Goal: Give every line back verbatim, dropping all images.

+++++

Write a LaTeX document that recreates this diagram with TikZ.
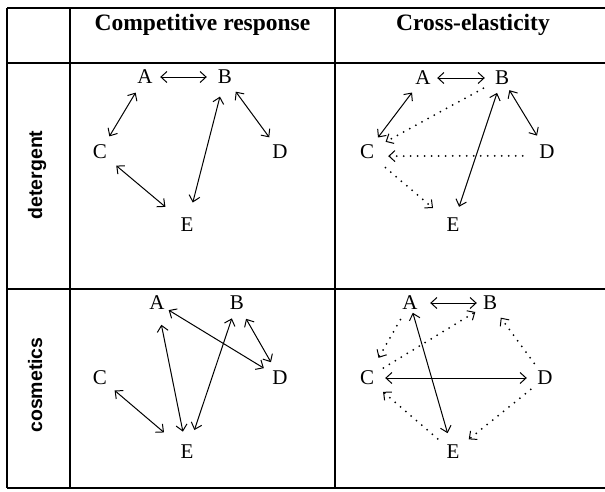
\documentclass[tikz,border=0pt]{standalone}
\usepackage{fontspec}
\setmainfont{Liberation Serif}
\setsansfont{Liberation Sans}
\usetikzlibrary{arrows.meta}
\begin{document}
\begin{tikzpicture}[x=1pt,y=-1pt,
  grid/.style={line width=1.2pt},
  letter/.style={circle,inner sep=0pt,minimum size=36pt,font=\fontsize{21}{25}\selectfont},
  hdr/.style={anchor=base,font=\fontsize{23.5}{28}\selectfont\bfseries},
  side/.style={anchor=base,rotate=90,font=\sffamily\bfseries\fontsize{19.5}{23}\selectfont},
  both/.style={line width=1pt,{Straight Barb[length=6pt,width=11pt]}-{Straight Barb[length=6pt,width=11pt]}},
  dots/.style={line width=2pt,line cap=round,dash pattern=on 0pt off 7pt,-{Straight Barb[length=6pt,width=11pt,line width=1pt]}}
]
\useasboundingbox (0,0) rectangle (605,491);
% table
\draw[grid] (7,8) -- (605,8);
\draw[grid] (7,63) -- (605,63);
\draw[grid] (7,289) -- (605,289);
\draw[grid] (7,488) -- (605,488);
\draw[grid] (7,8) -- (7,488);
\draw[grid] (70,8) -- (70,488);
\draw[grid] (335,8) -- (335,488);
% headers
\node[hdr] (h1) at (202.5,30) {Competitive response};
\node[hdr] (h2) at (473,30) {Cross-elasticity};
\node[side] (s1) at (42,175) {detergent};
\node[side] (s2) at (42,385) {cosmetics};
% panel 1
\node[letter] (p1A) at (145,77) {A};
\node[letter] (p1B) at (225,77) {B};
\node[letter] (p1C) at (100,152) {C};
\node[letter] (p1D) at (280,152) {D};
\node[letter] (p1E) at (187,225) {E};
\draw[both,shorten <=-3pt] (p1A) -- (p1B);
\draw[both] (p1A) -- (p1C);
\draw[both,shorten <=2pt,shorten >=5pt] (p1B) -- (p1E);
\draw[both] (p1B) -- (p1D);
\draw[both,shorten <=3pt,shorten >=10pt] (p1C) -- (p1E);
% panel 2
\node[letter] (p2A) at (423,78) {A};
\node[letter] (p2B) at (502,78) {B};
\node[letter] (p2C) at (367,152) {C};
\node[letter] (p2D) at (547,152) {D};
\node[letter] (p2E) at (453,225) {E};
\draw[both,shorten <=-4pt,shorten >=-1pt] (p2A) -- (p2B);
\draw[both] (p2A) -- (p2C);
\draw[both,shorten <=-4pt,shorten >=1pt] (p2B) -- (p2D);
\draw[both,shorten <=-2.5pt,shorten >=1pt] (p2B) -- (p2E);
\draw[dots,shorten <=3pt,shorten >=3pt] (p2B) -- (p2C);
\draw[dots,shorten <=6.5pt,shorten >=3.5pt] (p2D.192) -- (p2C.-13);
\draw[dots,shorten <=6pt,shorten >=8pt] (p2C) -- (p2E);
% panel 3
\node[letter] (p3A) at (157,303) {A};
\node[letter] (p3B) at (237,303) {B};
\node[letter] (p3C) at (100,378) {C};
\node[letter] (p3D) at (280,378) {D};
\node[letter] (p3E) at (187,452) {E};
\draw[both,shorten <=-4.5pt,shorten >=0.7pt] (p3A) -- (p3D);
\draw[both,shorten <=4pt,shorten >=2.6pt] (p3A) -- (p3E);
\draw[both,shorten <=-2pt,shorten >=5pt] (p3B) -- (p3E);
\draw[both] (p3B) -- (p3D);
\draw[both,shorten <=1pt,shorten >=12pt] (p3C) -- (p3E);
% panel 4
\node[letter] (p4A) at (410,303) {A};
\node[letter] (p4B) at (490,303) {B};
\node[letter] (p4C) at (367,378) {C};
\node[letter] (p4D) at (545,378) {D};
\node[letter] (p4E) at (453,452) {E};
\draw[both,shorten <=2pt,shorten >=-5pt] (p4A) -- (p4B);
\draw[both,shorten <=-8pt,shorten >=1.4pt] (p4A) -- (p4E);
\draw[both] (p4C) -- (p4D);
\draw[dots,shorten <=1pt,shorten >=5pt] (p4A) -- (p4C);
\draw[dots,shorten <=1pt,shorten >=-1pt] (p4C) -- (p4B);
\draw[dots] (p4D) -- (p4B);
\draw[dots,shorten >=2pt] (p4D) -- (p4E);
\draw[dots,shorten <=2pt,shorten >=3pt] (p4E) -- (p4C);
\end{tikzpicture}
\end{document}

+++++

Problem solution:
Write a LaTeX document that recreates this diagram with TikZ.
\documentclass[tikz,border=0pt]{standalone}
\usepackage{fontspec}
\setmainfont{Liberation Serif}
\setsansfont{Liberation Sans}
\usetikzlibrary{arrows.meta}
\begin{document}
\begin{tikzpicture}[x=1pt,y=-1pt,
  grid/.style={line width=1.2pt},
  letter/.style={circle,inner sep=0pt,minimum size=36pt,font=\fontsize{21}{25}\selectfont},
  hdr/.style={anchor=base,font=\fontsize{23.5}{28}\selectfont\bfseries},
  side/.style={anchor=base,rotate=90,font=\sffamily\bfseries\fontsize{19.5}{23}\selectfont},
  both/.style={line width=1pt,{Straight Barb[length=6pt,width=11pt]}-{Straight Barb[length=6pt,width=11pt]}},
  dots/.style={line width=2pt,line cap=round,dash pattern=on 0pt off 7pt,-{Straight Barb[length=6pt,width=11pt,line width=1pt]}}
]
\useasboundingbox (0,0) rectangle (605,491);
% table
\draw[grid] (7,8) -- (605,8);
\draw[grid] (7,63) -- (605,63);
\draw[grid] (7,289) -- (605,289);
\draw[grid] (7,488) -- (605,488);
\draw[grid] (7,8) -- (7,488);
\draw[grid] (70,8) -- (70,488);
\draw[grid] (335,8) -- (335,488);
% headers
\node[hdr] (h1) at (202.5,30) {Competitive response};
\node[hdr] (h2) at (473,30) {Cross-elasticity};
\node[side] (s1) at (42,175) {detergent};
\node[side] (s2) at (42,385) {cosmetics};
% panel 1
\node[letter] (p1A) at (145,77) {A};
\node[letter] (p1B) at (225,77) {B};
\node[letter] (p1C) at (100,152) {C};
\node[letter] (p1D) at (280,152) {D};
\node[letter] (p1E) at (187,225) {E};
\draw[both,shorten <=-3pt] (p1A) -- (p1B);
\draw[both] (p1A) -- (p1C);
\draw[both,shorten <=2pt,shorten >=5pt] (p1B) -- (p1E);
\draw[both] (p1B) -- (p1D);
\draw[both,shorten <=3pt,shorten >=10pt] (p1C) -- (p1E);
% panel 2
\node[letter] (p2A) at (423,78) {A};
\node[letter] (p2B) at (502,78) {B};
\node[letter] (p2C) at (367,152) {C};
\node[letter] (p2D) at (547,152) {D};
\node[letter] (p2E) at (453,225) {E};
\draw[both,shorten <=-4pt,shorten >=-1pt] (p2A) -- (p2B);
\draw[both] (p2A) -- (p2C);
\draw[both,shorten <=-4pt,shorten >=1pt] (p2B) -- (p2D);
\draw[both,shorten <=-2.5pt,shorten >=1pt] (p2B) -- (p2E);
\draw[dots,shorten <=3pt,shorten >=3pt] (p2B) -- (p2C);
\draw[dots,shorten <=6.5pt,shorten >=3.5pt] (p2D.192) -- (p2C.-13);
\draw[dots,shorten <=6pt,shorten >=8pt] (p2C) -- (p2E);
% panel 3
\node[letter] (p3A) at (157,303) {A};
\node[letter] (p3B) at (237,303) {B};
\node[letter] (p3C) at (100,378) {C};
\node[letter] (p3D) at (280,378) {D};
\node[letter] (p3E) at (187,452) {E};
\draw[both,shorten <=-4.5pt,shorten >=0.7pt] (p3A) -- (p3D);
\draw[both,shorten <=4pt,shorten >=2.6pt] (p3A) -- (p3E);
\draw[both,shorten <=-2pt,shorten >=5pt] (p3B) -- (p3E);
\draw[both] (p3B) -- (p3D);
\draw[both,shorten <=1pt,shorten >=12pt] (p3C) -- (p3E);
% panel 4
\node[letter] (p4A) at (410,303) {A};
\node[letter] (p4B) at (490,303) {B};
\node[letter] (p4C) at (367,378) {C};
\node[letter] (p4D) at (545,378) {D};
\node[letter] (p4E) at (453,452) {E};
\draw[both,shorten <=2pt,shorten >=-5pt] (p4A) -- (p4B);
\draw[both,shorten <=-8pt,shorten >=1.4pt] (p4A) -- (p4E);
\draw[both] (p4C) -- (p4D);
\draw[dots,shorten <=1pt,shorten >=5pt] (p4A) -- (p4C);
\draw[dots,shorten <=1pt,shorten >=-1pt] (p4C) -- (p4B);
\draw[dots] (p4D) -- (p4B);
\draw[dots,shorten >=2pt] (p4D) -- (p4E);
\draw[dots,shorten <=2pt,shorten >=3pt] (p4E) -- (p4C);
\end{tikzpicture}
\end{document}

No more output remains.